**Aim of the task:** Restate each line of the listing exactly, without carrying over any pictures.

------------------------------------

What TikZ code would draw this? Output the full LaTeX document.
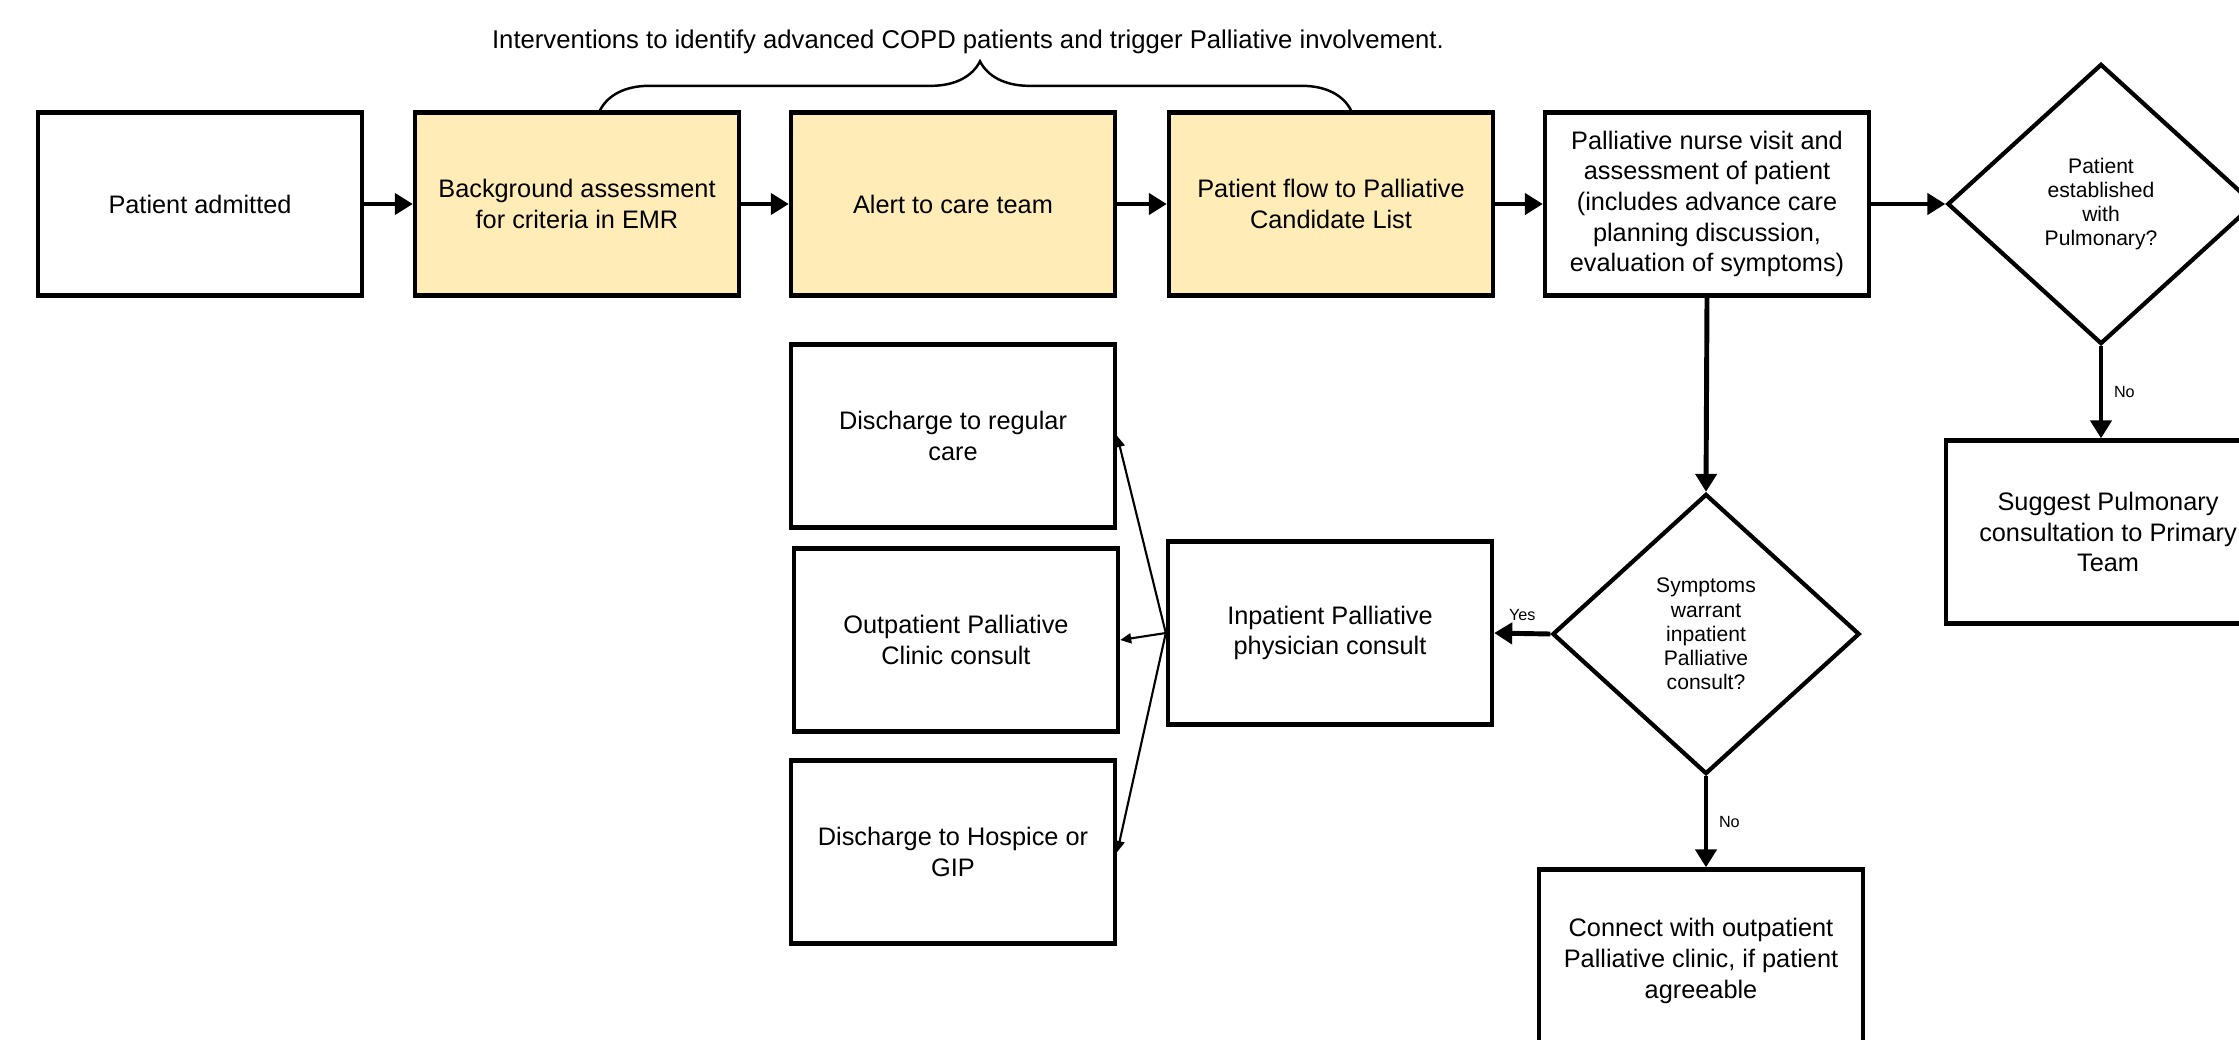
\documentclass[tikz,border=0pt]{standalone}
\usepackage{fontspec}
\setmainfont{Liberation Sans}
\usetikzlibrary{arrows.meta,shapes.geometric,decorations.pathreplacing}
\definecolor{candfill}{RGB}{255,236,183}
\begin{document}
\begin{tikzpicture}[x=0.01cm, y=-0.01cm,
		every node/.style={align=center, font=\fontsize{7.2}{8.7}\selectfont},
		box/.style={draw, line width=1.2pt, minimum width=3.24cm, minimum height=1.83cm, inner sep=2pt},
		cand/.style={box, fill=candfill},
		decision/.style={draw, diamond, line width=1.2pt, minimum width=3.07cm, minimum height=2.8cm, inner sep=0pt, font=\fontsize{6}{6.9}\selectfont},
		flow/.style={line width=1.4pt, -{Triangle[length=1.8mm, width=2.1mm]}},
		fan/.style={line width=0.6pt, -{Triangle[length=1.1mm, width=1mm]}},
		tag/.style={font=\fontsize{4.6}{5.5}\selectfont, inner sep=3pt}]
		\useasboundingbox (0,0) rectangle (2239,1039);
		\clip (0,0) rectangle (2239,1039);
		\node[box] (admit) at (200,204) {Patient admitted};
		\node[cand] (bg) at (577,204) {Background assessment\\for criteria in EMR};
		\node[cand] (alert) at (953,204) {Alert to care team};
		\node[cand] (candlist) at (1331,204) {Patient flow to Palliative\\Candidate List};
		\node[box] (nurse) at (1707,204) {Palliative nurse visit and\\assessment of patient\\(includes advance care\\planning discussion,\\evaluation of symptoms)};
		\node[decision] (pulm) at (2101,204) {Patient\\established\\with\\Pulmonary?};
		\node[box] (suggest) at (2108,532) {Suggest Pulmonary\\consultation to Primary\\Team};
		\node[decision] (symp) at (1706,634) {Symptoms\\warrant\\inpatient\\Palliative\\consult?};
		\node[box] (inpat) at (1330,633) {Inpatient Palliative\\physician consult};
		\node[box] (regular) at (953,436) {Discharge to regular\\care};
		\node[box] (outpat) at (956,640) {Outpatient Palliative\\Clinic consult};
		\node[box] (hospice) at (953,852) {Discharge to Hospice or\\GIP};
		\node[box] (connect) at (1701,961) {Connect with outpatient\\Palliative clinic, if patient\\agreeable};
		\node[font=\fontsize{7.3}{8.8}\selectfont] (title) at (968,42) {Interventions to identify advanced COPD patients and trigger Palliative involvement.};
		\coordinate (braceL) at ([xshift=0.23cm]bg.north);
		\coordinate (braceR) at ([xshift=0.2cm]candlist.north);
		\draw[decorate, decoration={brace, amplitude=0.49cm, aspect=0.506}, line width=0.7pt] (braceL) -- (braceR);
		\draw[flow] (admit) -- (bg);
		\draw[flow] (bg) -- (alert);
		\draw[flow] (alert) -- (candlist);
		\draw[flow] (candlist) -- (nurse);
		\draw[flow] (nurse) -- (pulm);
		\draw[flow] (pulm.south) -- node[tag, right] {No} (pulm.south |- suggest.north);
		\draw[flow] (nurse.south) -- (symp.north);
		\draw[flow] (symp.west) -- node[tag, above] {Yes} (inpat.east);
		\draw[flow] (symp.south) -- node[tag, right] {No} (symp.south |- connect.north);
		\draw[fan] (inpat.west) -- (regular.east);
		\draw[fan] (inpat.west) -- (outpat.east);
		\draw[fan] (inpat.west) -- (hospice.east);
	\end{tikzpicture}
\end{document}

------------------------------------

**Written answer:**
What TikZ code would draw this? Output the full LaTeX document.
\documentclass[tikz,border=0pt]{standalone}
\usepackage{fontspec}
\setmainfont{Liberation Sans}
\usetikzlibrary{arrows.meta,shapes.geometric,decorations.pathreplacing}
\definecolor{candfill}{RGB}{255,236,183}
\begin{document}
\begin{tikzpicture}[x=0.01cm, y=-0.01cm,
		every node/.style={align=center, font=\fontsize{7.2}{8.7}\selectfont},
		box/.style={draw, line width=1.2pt, minimum width=3.24cm, minimum height=1.83cm, inner sep=2pt},
		cand/.style={box, fill=candfill},
		decision/.style={draw, diamond, line width=1.2pt, minimum width=3.07cm, minimum height=2.8cm, inner sep=0pt, font=\fontsize{6}{6.9}\selectfont},
		flow/.style={line width=1.4pt, -{Triangle[length=1.8mm, width=2.1mm]}},
		fan/.style={line width=0.6pt, -{Triangle[length=1.1mm, width=1mm]}},
		tag/.style={font=\fontsize{4.6}{5.5}\selectfont, inner sep=3pt}]
		\useasboundingbox (0,0) rectangle (2239,1039);
		\clip (0,0) rectangle (2239,1039);
		\node[box] (admit) at (200,204) {Patient admitted};
		\node[cand] (bg) at (577,204) {Background assessment\\for criteria in EMR};
		\node[cand] (alert) at (953,204) {Alert to care team};
		\node[cand] (candlist) at (1331,204) {Patient flow to Palliative\\Candidate List};
		\node[box] (nurse) at (1707,204) {Palliative nurse visit and\\assessment of patient\\(includes advance care\\planning discussion,\\evaluation of symptoms)};
		\node[decision] (pulm) at (2101,204) {Patient\\established\\with\\Pulmonary?};
		\node[box] (suggest) at (2108,532) {Suggest Pulmonary\\consultation to Primary\\Team};
		\node[decision] (symp) at (1706,634) {Symptoms\\warrant\\inpatient\\Palliative\\consult?};
		\node[box] (inpat) at (1330,633) {Inpatient Palliative\\physician consult};
		\node[box] (regular) at (953,436) {Discharge to regular\\care};
		\node[box] (outpat) at (956,640) {Outpatient Palliative\\Clinic consult};
		\node[box] (hospice) at (953,852) {Discharge to Hospice or\\GIP};
		\node[box] (connect) at (1701,961) {Connect with outpatient\\Palliative clinic, if patient\\agreeable};
		\node[font=\fontsize{7.3}{8.8}\selectfont] (title) at (968,42) {Interventions to identify advanced COPD patients and trigger Palliative involvement.};
		\coordinate (braceL) at ([xshift=0.23cm]bg.north);
		\coordinate (braceR) at ([xshift=0.2cm]candlist.north);
		\draw[decorate, decoration={brace, amplitude=0.49cm, aspect=0.506}, line width=0.7pt] (braceL) -- (braceR);
		\draw[flow] (admit) -- (bg);
		\draw[flow] (bg) -- (alert);
		\draw[flow] (alert) -- (candlist);
		\draw[flow] (candlist) -- (nurse);
		\draw[flow] (nurse) -- (pulm);
		\draw[flow] (pulm.south) -- node[tag, right] {No} (pulm.south |- suggest.north);
		\draw[flow] (nurse.south) -- (symp.north);
		\draw[flow] (symp.west) -- node[tag, above] {Yes} (inpat.east);
		\draw[flow] (symp.south) -- node[tag, right] {No} (symp.south |- connect.north);
		\draw[fan] (inpat.west) -- (regular.east);
		\draw[fan] (inpat.west) -- (outpat.east);
		\draw[fan] (inpat.west) -- (hospice.east);
	\end{tikzpicture}
\end{document}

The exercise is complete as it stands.